Once hosted the product is instantly available for the world to download. Creating awareness is now almost free, thanks to social media and digital marketing. In fact most disruptive offerings, don’t spend a single dime on marketing relying instead on clever buzz marketing and word of mouth propagation.

Digital is enabling new entrants to offer ‘Free & Freemium’ business models

A product, hosted on a freemium cloud service, marketed through buzz and  created by a small team of geeks, using open source software and working from their garage, can be priced at a princely sum of Zero.

Today, Free or Freemium is a valid business model and free does not mean inferior quality either. Take the case of google search, Evernote, OneNote, Youtube, Vimeo or any number of free products. They are free but certainly not low quality.

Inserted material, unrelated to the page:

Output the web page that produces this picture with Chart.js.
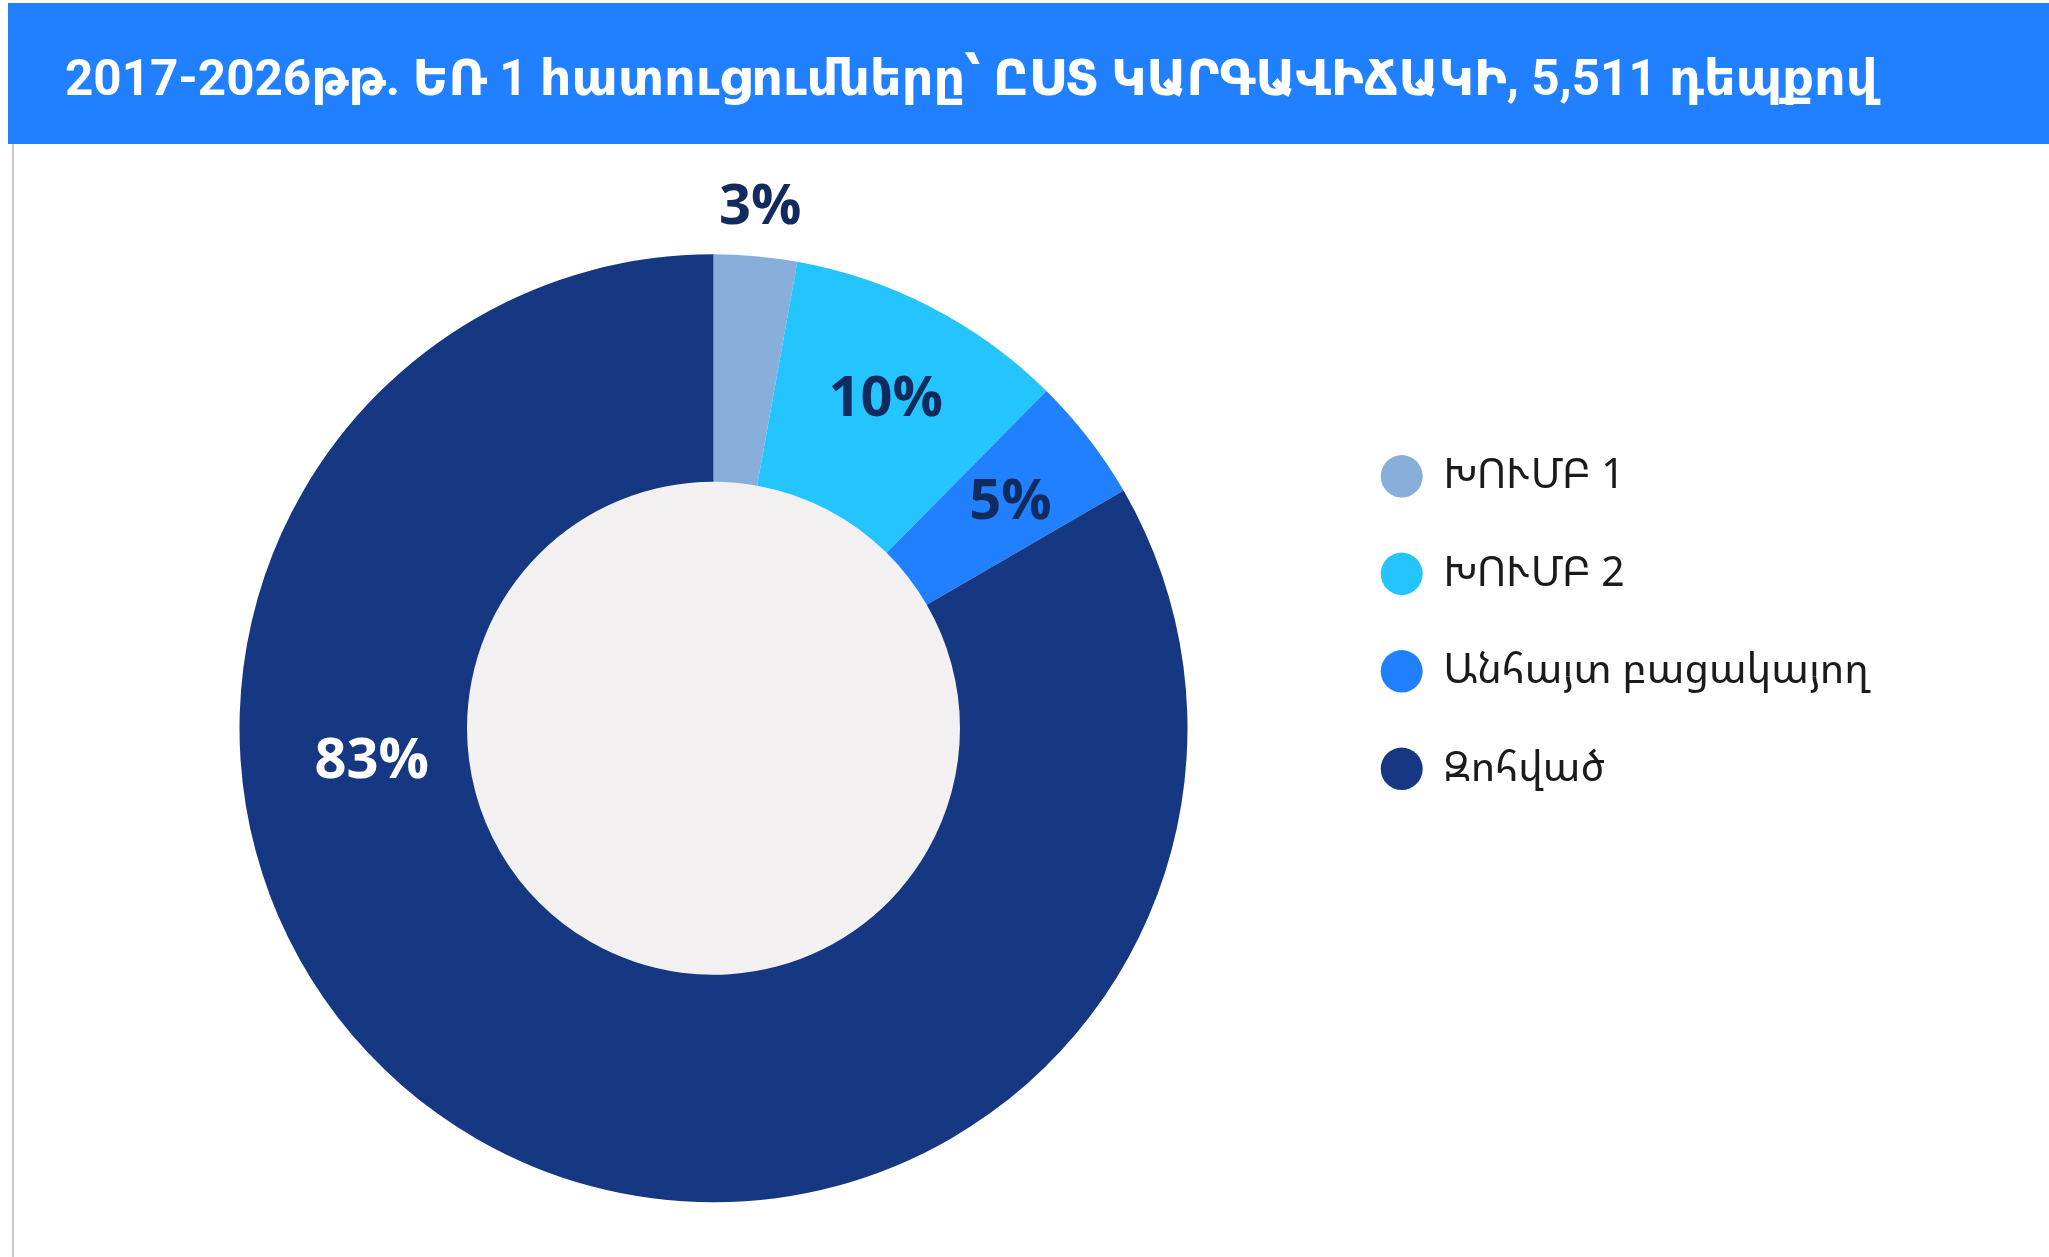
<!DOCTYPE html>
<html>
<head>
<meta charset="utf-8">
<script src="https://cdn.jsdelivr.net/npm/chart.js@4.4.1/dist/chart.umd.min.js"></script>
<style>
  body { margin: 0; background: #fff; width: 2049px; height: 1257px; overflow: hidden; position: relative; }
  #head {
    position: absolute; left: 8px; top: 3px; width: 2041px; height: 141px;
    background: #2180ff; color: #fff; box-sizing: border-box; padding-left: 57px;
    font: bold 49.4px Roboto, 'DejaVu Sans', sans-serif; line-height: 150px; white-space: nowrap;
  }
  #wrap { position: absolute; left: 12px; top: 144px; width: 2037px; height: 1113px; border-left: 2px solid #c8c8c8; }
</style>
</head>
<body>
<div id="head">2017-2026թթ. ԵՌ 1 հատուցումները՝ ԸՍՏ ԿԱՐԳԱՎԻՃԱԿԻ, 5,511 դեպքով</div>
<div id="wrap"><canvas id="pie" width="2035" height="1113"></canvas></div>
<script>
// data (5,511 cases in total)
const categories = ['ԽՈՒՄԲ 1', 'ԽՈՒՄԲ 2', 'Անհայտ բացակայող', 'Զոհված'];
const caseCounts = [156, 527, 234, 4594];
const pctLabels = ['3%', '10%', '5%', '83%'];
const sliceColors = ['#87afd9', '#24c4ff', '#2180ff', '#163883'];

// where each % label sits: fraction of outer radius, optional angle (deg clockwise from top)
const labelSpots = [{ r: 1.111 }, { r: 0.789 }, { r: 0.792 }, { r: 0.724, deg: 265 }];
const labelColors = ['#112b5e', '#112b5e', '#112b5e', '#ffffff'];

const legendFamily = "'Noto Sans Armenian', 'Noto Sans', 'DejaVu Sans', sans-serif";
const legendSize = 41;
const legendPad = 56.5;
const dotW = 42;

// measure longest legend text so the legend lands where it should
const mctx = document.createElement('canvas').getContext('2d');
mctx.font = legendSize + 'px ' + legendFamily;
const longest = Math.max(...categories.map(t => mctx.measureText(t).width));

const W = 2035;
const dotLeft = 1366.7;
const padRight = W - dotLeft - (dotW + legendSize / 2 + longest) - 10;
const padLeft = 2 * 699.5 - (dotLeft - legendPad);

const holePlugin = {
  id: 'hole',
  beforeDatasetsDraw(chart) {
    const arc = chart.getDatasetMeta(0).data[0];
    const ctx = chart.ctx;
    ctx.save();
    ctx.beginPath();
    ctx.arc(arc.x, arc.y, arc.innerRadius, 0, Math.PI * 2);
    ctx.fillStyle = '#f2f0f1';
    ctx.fill();
    ctx.restore();
  }
};

const pctPlugin = {
  id: 'pct',
  afterDatasetsDraw(chart) {
    const ctx = chart.ctx;
    const arcs = chart.getDatasetMeta(0).data;
    ctx.save();
    ctx.font = '700 56px "Open Sans"';
    ctx.textAlign = 'center';
    ctx.textBaseline = 'alphabetic';
    arcs.forEach((arc, i) => {
      const spot = labelSpots[i];
      const a = spot.deg != null ? (spot.deg - 90) * Math.PI / 180 : (arc.startAngle + arc.endAngle) / 2;
      const r = arc.outerRadius * spot.r;
      ctx.fillStyle = labelColors[i];
      ctx.fillText(pctLabels[i], arc.x + Math.cos(a) * r, arc.y + Math.sin(a) * r + 20);
    });
    ctx.restore();
  }
};

new Chart(document.getElementById('pie'), {
  type: 'doughnut',
  data: {
    labels: categories,
    datasets: [{
      data: caseCounts,
      backgroundColor: sliceColors,
      borderWidth: 0
    }]
  },
  options: {
    responsive: false,
    animation: false,
    events: [],
    cutout: '52%',
    layout: { padding: { left: padLeft, right: padRight, top: 110.3, bottom: 54.7 } },
    plugins: {
      tooltip: { enabled: false },
      legend: {
        position: 'right',
        align: 'start',
        title: { display: true, text: ' ', padding: { top: 130.6, bottom: 0 } },
        labels: {
          usePointStyle: true,
          pointStyle: 'circle',
          pointStyleWidth: dotW,
          boxWidth: dotW,
          boxHeight: 30,
          padding: legendPad,
          color: '#1b1b1b',
          font: { family: legendFamily, size: legendSize }
        }
      }
    }
  },
  plugins: [holePlugin, pctPlugin]
});
</script>
</body>
</html>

Digital had enabled this whole ecosystem of free and essentially free models that can only be exploited by companies that understand digital in its truest sense. Large companies with their huge fixed cost base will be hard pressed to offer Free & Freemium services.

Still think digital is transformative and not disruptive ?

To visualise the full impact of Digital one ought to look beyond the large companies who typically use digital for operational efficiencies, marketing and basic forms of customer engagement. Digital is fundamentally changing the face of business, from the way products are developed, to the way they are distributed and marketed.

To compete with the new breed of digital disruptors established companies must start thinking like nimble startups, develop products using open source tools and software, adopt agile development methodologies, engage their customers through the product life cycle and embrace free and freemium as legitimate business models. Using digital at the fringe, for customer engagement and operational efficiencies alone, will leave them vulnerable to disruption by new entrants.

What do you think ? Is Digital yet another hyped term or is it something with the potential to disrupt industries ? Please do leave your comments.